3. Why This Attack Vector Amplifies Risk in Team Workflows
Installed Skills land in a directory designed to be committed and shared across a team. Once committed, the malicious test file propagates to every teammate who clones the repository. It sits outside every scanner's detection surface, making it a persistent threat. Unlike typical supply chain attacks, the agent itself is never invoked, and the Skill scanner reads the right files but operates under the wrong threat model. The result: three audits later, one critical blind spot remains unaddressed.
4. Comparison to Known Trust-on-Install Attacks (and Why This Is Worse)
Malicious npm postinstall scripts and pytest plugins have exploited trust-on-install for years. However, the Skill vector introduces unique dangers. Postinstall scripts run once during installation and can be caught by runtime monitoring. In contrast, test files persist in the repository, execute repeatedly on every developer's machine, and blend into routine CI runs. They bypass not just scanners but also typical security monitoring that expects threats in postinstall hooks, not test suites. This stealthy propagation makes the Skill vector more insidious for teams that share codebases.

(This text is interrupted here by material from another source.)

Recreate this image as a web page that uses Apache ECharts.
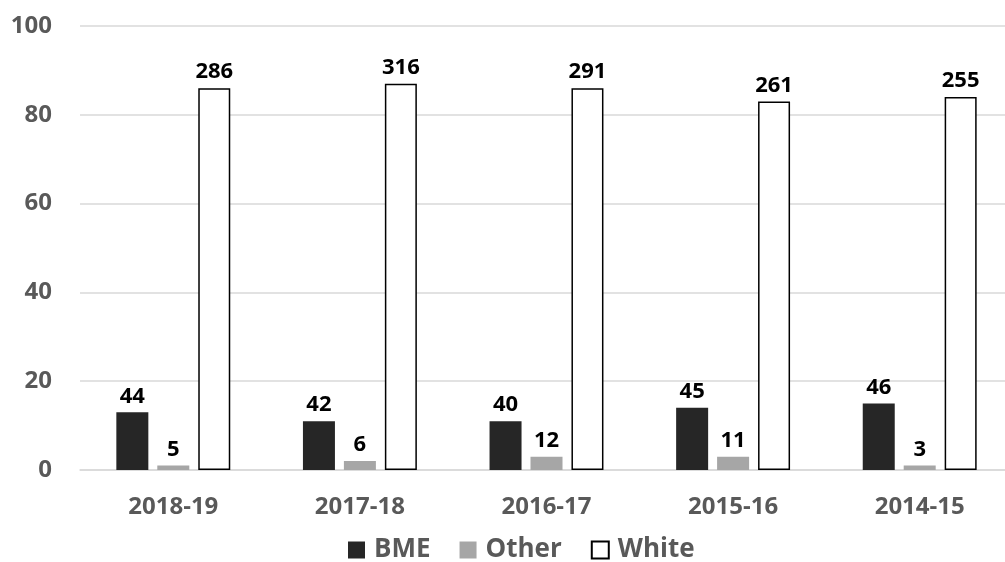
<!DOCTYPE html>
<html>
<head>
<meta charset="utf-8">
<title>Ethnicity breakdown by year</title>
<script src="https://cdn.jsdelivr.net/npm/echarts@6/dist/echarts.min.js"></script>
<style>
  html, body { margin: 0; padding: 0; background: #ffffff; overflow: hidden; }
  /* chart is a little wider than the window so the plot runs off the right edge */
  #chart { width: 1013px; height: 562px; }
</style>
</head>
<body>
<div id="chart"></div>
<script>
// Academic years, newest first
const years = ['2018-19', '2017-18', '2016-17', '2015-16', '2014-15'];

// Share of each group (%), plotted as bar height
const bmeShare   = [13, 11, 11, 14, 15];
const otherShare = [1, 2, 3, 3, 1];
const whiteShare = [86, 87, 86, 83, 84];

// Headcounts shown above each bar
const bmeCount   = [44, 42, 40, 45, 46];
const otherCount = [5, 6, 12, 11, 3];
const whiteCount = [286, 316, 291, 261, 255];

// Value axis ticks
const yTicks = [0, 20, 40, 60, 80, 100];

const FONT = '"Open Sans", "DejaVu Sans", sans-serif';

function countLabel(counts) {
  return {
    show: true,
    position: 'top',
    distance: 5,
    color: '#000000',
    fontFamily: FONT,
    fontWeight: 'bold',
    fontSize: 22,
    formatter: p => String(counts[p.dataIndex])
  };
}

const chart = echarts.init(document.getElementById('chart'), null, { renderer: 'canvas' });

chart.setOption({
  animation: false,
  backgroundColor: '#ffffff',
  grid: { left: 80, right: 0, top: 26, bottom: 92, containLabel: false },
  legend: {
    top: 532,
    left: 343,
    icon: 'rect',
    itemWidth: 17,
    itemHeight: 17,
    itemGap: 29,
    textStyle: {
      color: '#595959', fontFamily: FONT, fontWeight: 'bold', fontSize: 26,
      padding: [0, 0, 0, 4]
    },
    data: ['BME', 'Other', 'White']
  },
  xAxis: {
    type: 'category',
    data: years,
    axisTick: { show: false },
    axisLine: { lineStyle: { color: '#d9d9d9', width: 1.5 } },
    axisLabel: { color: '#595959', fontFamily: FONT, fontWeight: 'bold', fontSize: 24, margin: 25 }
  },
  yAxis: {
    type: 'value',
    min: yTicks[0],
    max: yTicks[yTicks.length - 1],
    interval: yTicks[1] - yTicks[0],
    axisLine: { show: false },
    axisTick: { show: false },
    splitLine: { lineStyle: { color: '#d9d9d9', width: 1.5 } },
    axisLabel: { color: '#595959', fontFamily: FONT, fontWeight: 'bold', fontSize: 24, margin: 28 }
  },
  series: [
    {
      name: 'BME', type: 'bar', data: bmeShare,
      barWidth: 32, barGap: '28%',
      itemStyle: { color: '#262626' },
      label: countLabel(bmeCount)
    },
    {
      name: 'Other', type: 'bar', data: otherShare,
      barWidth: 32, barGap: '28%',
      itemStyle: { color: '#a6a6a6' },
      label: countLabel(otherCount)
    },
    {
      name: 'White', type: 'bar', data: whiteShare,
      barWidth: 32, barGap: '28%',
      itemStyle: { color: '#ffffff', borderColor: '#000000', borderWidth: 1.5 },
      label: countLabel(whiteCount)
    }
  ]
});
</script>
</body>
</html>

5. The SkillScan Academic Study: 26% of Skills Have Vulnerabilities
A academic study published on January 15 analyzed 31,132 unique Anthropic Skills from two major marketplaces. The findings were stark: 26.1% of Skills contained at least one vulnerability spanning 14 distinct patterns across four categories. Data exfiltration appeared in 13.3% of Skills, and privilege escalation in 11.8%. Skills that bundled executable scripts were 2.12 times more likely to contain vulnerabilities than instruction-only Skills. This audit measured threats on the execution surface that scanners already inspect—a surface that excludes test files.
6. The Snyk ToxicSkills Audit: 13.4% of Skills Compromised
Three weeks after the academic study, Snyk published ToxicSkills, the first comprehensive security audit of the ClawHub and skills.sh marketplaces. Scanning 3,984 Skills as of February 5, Snyk found that 13.4% of all Skills contained at least one critical or high-severity vulnerability. These vulnerabilities included hardcoded secrets, unsafe shell command construction, and logic flaws that could lead to data theft. Together, the two audits document widespread problems in the Skill ecosystem—but neither examined test files, leaving the Gecko-discovered attack vector fully open.
Conclusion: The test file blind spot reveals a systemic flaw in how Anthropic Skill security is evaluated. Scanners need to expand their scope to include test files, and developers must verify all files in a Skill, not just the ones the agent uses. Until then, teams should treat any test file in a downloaded Skill as a potential threat, audit test runner configurations, and monitor for unexpected test executions in CI. The combination of high vulnerability rates across marketplaces and the stealthy test-file attack vector makes this a pressing security concern for the entire ecosystem.